Skiing as a practice dates back to 6,000 BC. It was adopted recreationally and competitively in America in the mid-1800s, but the sport really started to experience its first big mainstream boom a few years before Skiing at Sugarbush was taken. In fact, over 200 ski resorts opened in the U.S. between 1955 and 1980, ballooning the industry into a massive player in the ecosystem of American tourism. From the get-go, Sports Illustrated was there to cover the trend as thoroughly as the powder that covered all those peaks. Frissell, who worked commercially for the magazine in the years before her career culminated in 1967, was on the scene to document Sugarbush as an example of the nation’s increasingly plentiful winter wonderlands.
This photograph is part of a group of images that all have the same name, as Skiing at Sugarbush is the title of the Sports Illustrated article they accompanied. This particular piece, however, stands out for its composition, balance, and Frissell's signature depiction of action. The candied distant skiers and bulbous Christmas ornament-like cable cars lend pops of delightful color to the piece. Frissell’s eye was expert at doing this, as she was one of the first female photographers to work commercially using color film and had worked extensively as a fashion photographer both before and during her time documenting sports.

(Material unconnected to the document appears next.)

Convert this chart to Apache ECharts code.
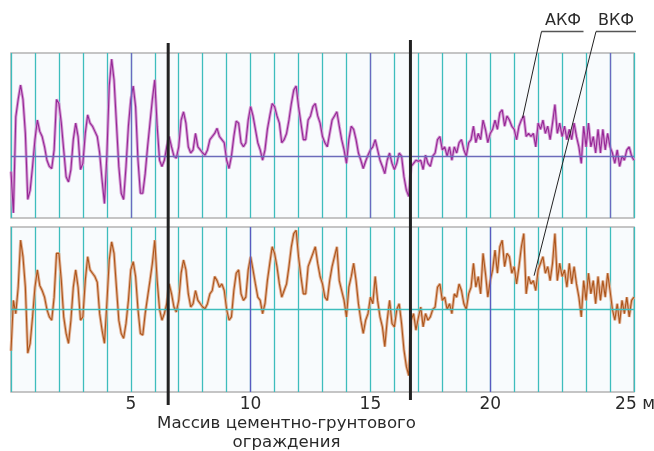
<!DOCTYPE html>
<html><head><meta charset="utf-8">
<script src="https://cdn.jsdelivr.net/npm/echarts@6/dist/echarts.min.js"></script>
<style>html,body{margin:0;padding:0;background:#fff}#c{width:654px;height:451px}</style>
</head><body><div id="c"></div>
<script>
// sampling step along the profile, metres
const step = 0.1;
// АКФ (top panel) readings, every 0.1 m from 0 to 26 m
const akf = [
-0.15,-0.55,0.38,0.55,0.69,0.55,0.22,-0.42,-0.33,-0.10,
0.16,0.35,0.24,0.19,0.09,-0.04,-0.10,-0.12,0.06,0.55,
0.51,0.32,0.06,-0.20,-0.25,-0.13,0.16,0.32,0.19,-0.13,
-0.07,0.22,0.40,0.32,0.29,0.24,0.19,0.03,-0.23,-0.46,
0.00,0.68,0.94,0.74,0.32,-0.10,-0.36,-0.42,-0.10,0.29,
0.55,0.68,0.48,-0.04,-0.36,-0.36,-0.17,0.09,0.32,0.55,
0.74,0.29,-0.04,-0.10,-0.04,0.09,0.19,0.09,0.00,-0.02,
0.09,0.35,0.43,0.32,0.09,0.03,0.06,0.22,0.09,0.06,
0.03,0.01,0.06,0.16,0.19,0.22,0.27,0.19,0.16,0.13,
-0.04,-0.12,0.00,0.19,0.34,0.32,0.13,0.09,0.13,0.35,
0.48,0.39,0.26,0.13,0.06,-0.04,0.06,0.26,0.39,0.51,
0.48,0.39,0.32,0.13,0.16,0.22,0.35,0.51,0.64,0.68,
0.48,0.32,0.16,0.16,0.35,0.39,0.48,0.51,0.39,0.32,
0.19,0.13,0.09,0.22,0.35,0.39,0.43,0.29,0.16,0.06,
-0.07,0.16,0.29,0.26,0.16,0.03,-0.04,-0.12,-0.05,0.01,
0.06,0.09,0.16,0.06,-0.04,-0.10,-0.17,-0.04,0.03,-0.07,
-0.13,-0.07,0.03,0.00,-0.20,-0.33,-0.39,-0.10,-0.07,-0.04,
-0.05,-0.04,-0.13,0.01,-0.07,-0.10,0.00,0.03,0.16,0.19,
0.06,0.09,0.00,0.09,-0.04,0.09,0.03,0.13,0.16,0.06,
0.00,0.13,0.16,0.29,0.13,0.22,0.16,0.35,0.26,0.13,
0.22,0.26,0.35,0.26,0.42,0.45,0.29,0.39,0.35,0.29,
0.26,0.16,0.29,0.35,0.39,0.19,0.22,0.19,0.22,0.09,
0.32,0.26,0.35,0.22,0.29,0.16,0.32,0.50,0.22,0.32,
0.19,0.29,0.16,0.26,0.16,0.32,0.19,0.09,-0.07,0.29,
0.09,0.32,0.09,0.19,0.03,0.26,0.03,0.26,0.06,0.22,
0.09,0.03,-0.07,0.06,-0.10,0.00,-0.04,0.06,0.09,0.00,
-0.04
];
// ВКФ (bottom panel) readings, every 0.1 m from 0 to 26 m
const vkf = [
-0.50,0.11,-0.05,0.27,0.84,0.64,0.27,-0.53,-0.41,-0.09,
0.27,0.48,0.29,0.23,0.15,0.00,-0.09,-0.13,0.15,0.68,
0.68,0.35,-0.09,-0.29,-0.41,-0.13,0.27,0.48,0.27,-0.13,
-0.09,0.35,0.64,0.48,0.44,0.40,0.33,-0.05,-0.25,-0.41,
0.07,0.60,0.82,0.68,0.27,-0.13,-0.29,-0.35,-0.17,0.11,
0.48,0.58,0.40,0.00,-0.29,-0.31,-0.05,0.15,0.35,0.56,
0.84,0.35,0.00,-0.13,-0.05,0.07,0.31,0.19,0.03,-0.03,
0.11,0.44,0.60,0.48,0.19,0.03,0.07,0.23,0.11,0.07,
0.03,0.01,0.07,0.19,0.23,0.40,0.35,0.27,0.31,0.23,
0.00,-0.13,-0.09,0.23,0.44,0.48,0.19,0.11,0.15,0.48,
0.64,0.48,0.31,0.15,0.11,-0.05,0.07,0.35,0.56,0.76,
0.68,0.52,0.31,0.15,0.23,0.31,0.52,0.76,0.92,0.96,
0.64,0.40,0.19,0.19,0.52,0.60,0.68,0.76,0.56,0.40,
0.31,0.15,0.11,0.35,0.52,0.64,0.76,0.35,0.23,0.11,
-0.09,0.27,0.40,0.56,0.35,0.07,-0.13,-0.29,-0.13,-0.05,
0.15,0.07,0.40,0.11,-0.09,-0.21,-0.45,-0.13,0.11,-0.17,
-0.21,0.00,0.07,-0.17,-0.49,-0.69,-0.80,-0.13,-0.05,-0.25,
-0.10,0.03,-0.21,-0.05,-0.13,-0.09,0.00,0.03,0.27,0.31,
0.11,0.15,0.00,0.07,-0.05,0.19,0.15,0.31,0.23,0.07,
0.00,0.19,0.27,0.56,0.27,0.40,0.19,0.68,0.44,0.15,
0.35,0.48,0.72,0.44,0.76,0.84,0.52,0.68,0.64,0.44,
0.52,0.31,0.52,0.76,0.92,0.19,0.40,0.31,0.35,0.23,
0.48,0.56,0.64,0.44,0.52,0.35,0.56,0.92,0.35,0.56,
0.40,0.48,0.27,0.56,0.31,0.52,0.31,0.15,-0.09,0.35,
0.11,0.44,0.19,0.35,0.07,0.40,0.11,0.35,0.15,0.44,
0.23,0.00,-0.13,0.07,-0.17,0.11,-0.05,0.15,-0.09,0.11,
0.15
];
const xTickLabels = [5, 10, 15, 20, 25];
const unitLabel = 'м';
const blueLinesTop = [5, 15, 25];
const blueLinesBottom = [10, 20];
const wallEdges = [6.56, 16.67];
const akfPointer = [21.35, 0.37];
const vkfPointer = [21.83, 0.41];
const seriesNames = ['АКФ', 'ВКФ'];
const caption = 'Массив цементно-грунтового\nограждения';

const toPairs = arr => arr.map((v, i) => [Math.round(i * step * 10) / 10, v]);
const FONT = '"DejaVu Sans", Verdana, sans-serif';
const TEAL = '#3dbdbd';

const chart = echarts.init(document.getElementById('c'), null, {renderer: 'canvas'});

function gridDef(top) {
  return {left: 11, top: top, width: 623, height: 165, show: true, outerBoundsMode: 'none',
    containLabel: false,
    backgroundColor: '#f8fbfd', borderColor: '#b3b3b3', borderWidth: 1.5};
}
function xAxisDef(idx, labels) {
  return {
    gridIndex: idx, type: 'value', min: 0, max: 26, interval: 1,
    axisLine: {show: false}, axisTick: {show: false},
    splitLine: {show: true, lineStyle: {color: TEAL, width: 1.3}},
    axisLabel: labels ? {
      show: true, color: '#2a2a2a', fontSize: 17, fontFamily: FONT, margin: 4,
      hideOverlap: false,
      formatter: v => {
        if (!xTickLabels.includes(v)) return '';
        if (v === 25) return '{p|}' + v + ' ' + unitLabel;
        return String(v);
      },
      rich: {p: {width: 50}}
    } : {show: false}
  };
}
function markLines(blue, zeroColor, blueColor) {
  return {
    silent: true, symbol: ['none', 'none'], label: {show: false},
    animation: false,
    data: [{yAxis: 0, lineStyle: {color: zeroColor, width: 1.4, type: 'solid'}}]
      .concat(blue.map(x => ({xAxis: x, lineStyle: {color: blueColor, width: 1.3, type: 'solid'}})))
  };
}
function curve(idx, data, color, width, z, ml) {
  const s = {
    type: 'line', xAxisIndex: idx, yAxisIndex: idx, data: data,
    showSymbol: false, symbol: 'none', smooth: false, z: z,
    lineStyle: {color: color, width: width}, animation: false
  };
  if (ml) s.markLine = ml;
  return s;
}

chart.setOption({
  animation: false,
  backgroundColor: '#ffffff',
  textStyle: {fontFamily: FONT},
  grid: [gridDef(53), gridDef(227)],
  xAxis: [xAxisDef(0, false), xAxisDef(1, true)],
  yAxis: [
    {gridIndex: 0, type: 'value', min: -0.6, max: 1.0, show: false, splitLine: {show: false}},
    {gridIndex: 1, type: 'value', min: -1, max: 1, show: false, splitLine: {show: false}}
  ],
  series: [
    curve(0, toPairs(akf), '#d49bd4', 3, 2, markLines(blueLinesTop, '#6b6bbb', '#6a6ac0')),
    curve(0, toPairs(akf), '#962896', 1.1, 3),
    curve(1, toPairs(vkf), '#e2b397', 3, 2, markLines(blueLinesBottom, TEAL, '#5a5ac0')),
    curve(1, toPairs(vkf), '#ad561c', 1.1, 3)
  ]
});

// annotation overlay positioned through the chart's own scales
const w0 = chart.convertToPixel({xAxisIndex: 1}, wallEdges[0]);
const w1 = chart.convertToPixel({xAxisIndex: 1}, wallEdges[1]);
const pA = chart.convertToPixel({gridIndex: 0}, akfPointer);
const pV = chart.convertToPixel({gridIndex: 1}, vkfPointer);
const lblA = {x: 563, y: 21, ux0: 541.5, ux1: 583.5, uy: 31.5};
const lblV = {x: 616, y: 21, ux0: 596, ux1: 636, uy: 31.5};

chart.setOption({
  graphic: [
    {type: 'line', z: 100, shape: {x1: w0, y1: 43, x2: w0, y2: 405}, style: {stroke: '#222', lineWidth: 3}},
    {type: 'line', z: 100, shape: {x1: w1, y1: 40, x2: w1, y2: 400}, style: {stroke: '#222', lineWidth: 3}},
    {type: 'line', z: 100, shape: {x1: lblA.ux0, y1: lblA.uy, x2: lblA.ux1, y2: lblA.uy}, style: {stroke: '#555', lineWidth: 1.3}},
    {type: 'line', z: 100, shape: {x1: lblA.ux0, y1: lblA.uy, x2: pA[0], y2: pA[1]}, style: {stroke: '#222', lineWidth: 1}},
    {type: 'line', z: 100, shape: {x1: lblV.ux0, y1: lblV.uy, x2: lblV.ux1, y2: lblV.uy}, style: {stroke: '#555', lineWidth: 1.3}},
    {type: 'line', z: 100, shape: {x1: lblV.ux0, y1: lblV.uy, x2: pV[0], y2: pV[1]}, style: {stroke: '#222', lineWidth: 1}},
    {type: 'text', z: 100, style: {text: seriesNames[0], x: lblA.x, y: lblA.y, align: 'center', verticalAlign: 'middle', fontSize: 16, fontFamily: FONT, fill: '#2a2a2a'}},
    {type: 'text', z: 100, style: {text: seriesNames[1], x: lblV.x, y: lblV.y, align: 'center', verticalAlign: 'middle', fontSize: 16, fontFamily: FONT, fill: '#2a2a2a'}},
    {type: 'text', z: 100, style: {text: caption, x: 286.5, y: 433.5, align: 'center', verticalAlign: 'middle', fontSize: 16.6, lineHeight: 19, fontFamily: FONT, fill: '#2a2a2a'}}
  ]
});
</script>
</body></html>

Squint, and you can see that the frame is divided into interlocking triangular shapes that all culminate at a vanishing point: the trees, the cables of the lifts, and the line of enthusiasts whooshing down the mountain create a visual moment as serene yet electric as skiing itself. Frissell always knew when to click the shutter button, and it’s easy to imagine that she might have had to bolt shortly after doing so here. Everyone’s headed right for her.
See you back at the lodge for some hot cocoa?